Re: Vague CORBA issue causing unexplainable problems

From: Amy Kang <amy.kang_at_oracle.com>
Date: Thu, 30 Dec 2010 12:28:58 -0800

and

On 12/30/2010 12:15 PM, Amy Kang wrote:
> Paul,
>
> So far my comments on this has been focusing on JMS side with the
> assumption that everything else in the GlassFish server that you were
> using works as expected and with piece by piece info on your
> application. For example, some other factors to consider
>
> . Concurrent use of a Stateless session bean instance
> - You can move the make/closeConnection to the announceNewQuestion()
> method, since the JMS connections are pooled, to see if you still see
> the problem.

when you try the above, change the instance variable 'connection' to
method local. -amy

> . Any potential bugs in GlassFish 3 that has been fixed in 3.0.1 and
> 3.1 that could be related to this (?)
> - If you can not try 3.1 latest promoted build, you should at least
> try 3.0.1 to see if you can reproduce the same problem
> . If necessary, a non-public (engineer's) property that you maybe able
> to try to rule out of 1 area (when the colleague who works in this
> area returns from vacation next week)
> . Any other exceptions seen in the server log (?)
>
> You can also enable FINE debug logging to relevant components of the
> GlassFish server, ejb, jts/jta, jca, jms, corba, .., which you can
> set in GlassFish Administration Console, and some additional JMSRA
> logger names (as seen in the source code)
> com.sun.messaging.jmq.jmsclient.XAResourceForMC
> javax.resourceadapter.mqjmsra.outbound.connection
> javax.resourceadapter.mqjmsra.xa
> com.sun.messaging.jms.ra.DirectXAResource
> javax.resourceadapter.mqjmsra
> com.sun.messaging.jms.ra.ResourceAdapter
>
> and enabling MQ broker side transaction protocol debugging can also be
> helpful, by setting following broker properties
> imq.debug.com.sun.messaging.jmq.jmsserver.data.handlers.TransactionHandler=true
>
> imq.debug.com.sun.messaging.jmq.jmsserver.data.protocol.ProtocolImpl=true
>
> or by running
> imqcmd debug class -n
> com.sun.messaging.jmq.jmsserver.data.handlers.TransactionHandler -debug
> imqcmd debug class -n
> com.sun.messaging.jmq.jmsserver.data.protocol.ProtocolImpl -debug
>
> When you file a JIRA issue (if not sure the component, file to
> 'other'), please attach the complete server/broker logs.
>
> amy
>
> On 12/29/2010 07:06 AM, Paul Giblock wrote:
>> Amy,
>>
>>> @PostConstruct is to create the JMS connection, what does
>>> @PreConstruct and QuestionManagerBean.announceQuestion() do (not
>>> shown in your code snippet below) ? or did you actually mean
>>> @PreDestroy which is to close the JMS connection
>> Right, I meant @PreDestory.

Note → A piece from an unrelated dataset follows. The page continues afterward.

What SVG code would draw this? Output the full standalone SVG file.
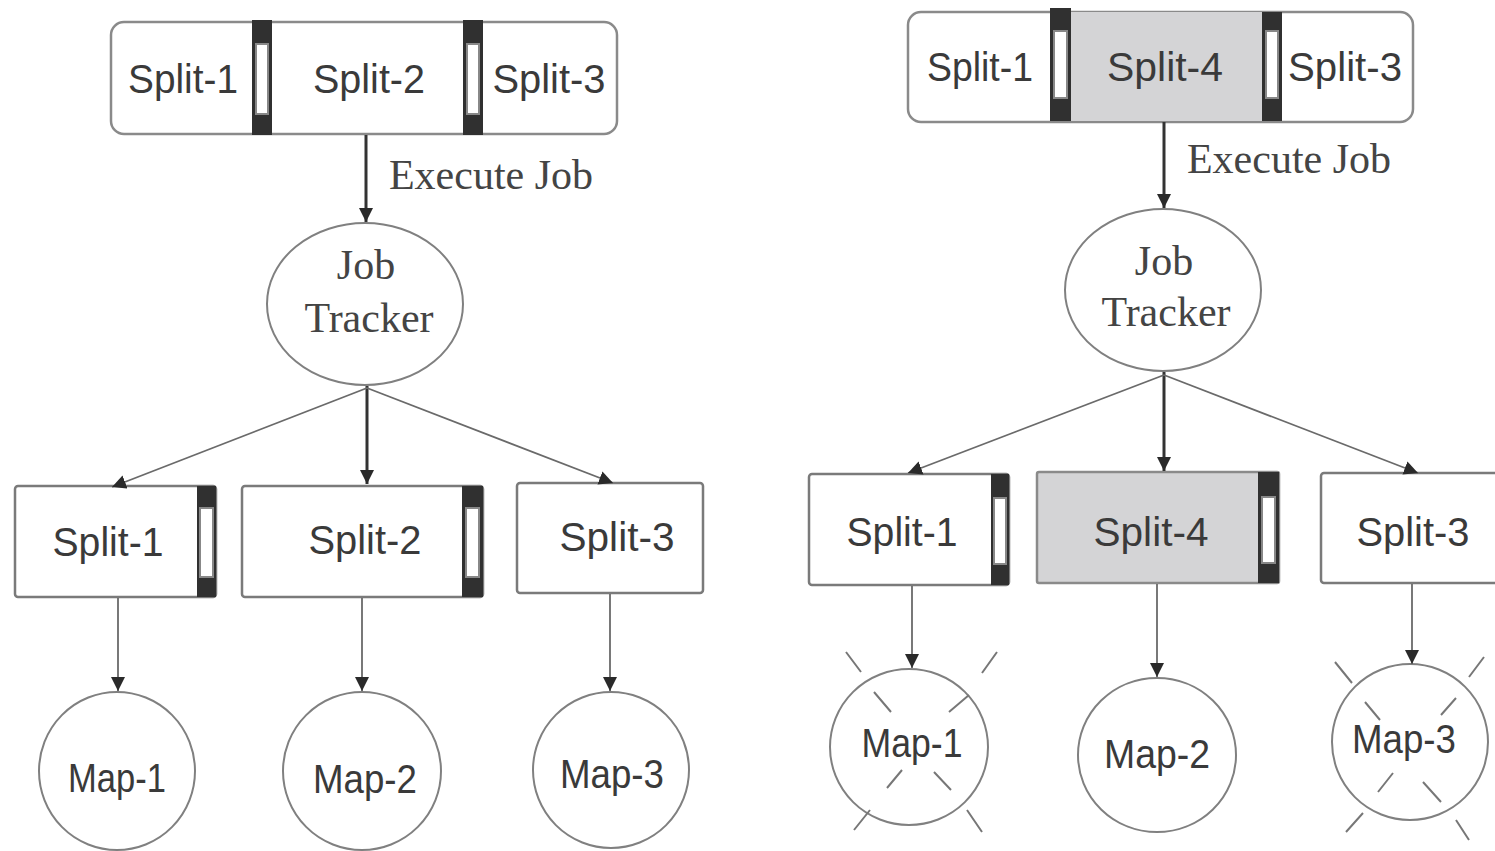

There are, in fact, no other annotated
>> lifecycle methods on this class.
>>
>>> and QuestionManagerBean.announceNewQuestion which is to send a JMS
>>> message ?
>>>
>> Yes, the announceNewQuestion method is the only one to send a JMS
>> message among both the QuestionManagerBean and WidgetHelperBean
>> classes. This method, as well as the methods in JmsUtils and
>> VHMStringUtils are complete and unadulterated.
>>
>>> If the later, the problem looks like a JMS related issue if without
>>> calling these methods the problem does not occur. It's possible
>>> the problem is triggered by create/closeConnection, which could
>>> indicates a JMS related bug (GlassFish+JMSRA) in the area of
>>> "recycle" JMS connection. You can try to set the bean pool
>>> configuration of QuestionManagerBean to avoid bean destory, e.g. no
>>> idle timeout, max pool size large enough for your possible highest
>>> load and do the similar for the JMS connector pool. However, it's
>>> necessary to find out the root cause the problem in order to give
>>> you the right advise to avoid (if possible) the problem, and most
>>> importantly to ensure the problem is fixed in a later release of
>>> GlassFish.
>>>
>> Your explanation seems to match what I am observing. I agree, we don't
>> want this to be a long-term standing bug in GF for everyone's sake.
>> The workaround you mention is not optimal, and I am not confident I
>> would know what our upper bound for load/traffic is.
>>
>>> How is QuestionManagerBean.announceNewQuestion invoked ?
>>>
>> From a servlet, which does:
>>
>> Context ctx = new InitialContext();
>> QuestionManager questionMgr =
>> (QuestionManager)
>> ctx.lookup("java:comp/env/ejb/QuestionManager");
>>
>> // Load values from servlet request
>>
>> try {
>> AskTuple at = questionMgr.ask(e,i,t,m,a);
>> // Prepare response ...
>> }
>> catch (/* All our application exceptions */) ...
>>
>> The QuestionManager.ask method is simple:
>>
>> @Override
>> public AskTuple ask (long eventId, final String ip, String userAlias,
>> String html, MediaTuple media)
>> throws EventAskingClosedException, EventExpiredException,
>> EventNotStartedException, OffensiveException,
>> EventMediaNotAllowedException,
>> EventMediaRequiredException,
>> StringMaxLengthException {
>> // Basic input validation
>> // Several JPA loads
>> // Prepare new JPA Entity
>> // A JPA persist
>>
>> if (needToAnnounce) {
>> // we are calling this method with a JPA entity as a param
>> announceNewQuestion(tuple.getQuestion());
>> }
>> return tuple;
>> }
>>
>>
>>> Could you please file a JIRA issue for this with as much information
>>> as possible in order to reproduce it (preferrably with a
>>> reproducible test case, and be sure to include GlassFish
>>> version/build #) ?
>>>
>> I will try. Any hints on how best to file it (category, imporant
>> keywords, etc)? The big issue for me is, I cannot recreate this error
>> on my own. I've only experienced it on both of our production
>> systems, apparently due to the higher traffic loads. I'll have to
>> figure out some way to generate enough traffic to cause the problem in
>> a vacuum. Any ideas on how to make the problem appear sooner or with
>> less traffic? Possibly lowering the number max-pool of
>> ConnectionFactory to some very low (how low?) value..
>>
>> Thank you for your continued support,
>> Paul G
>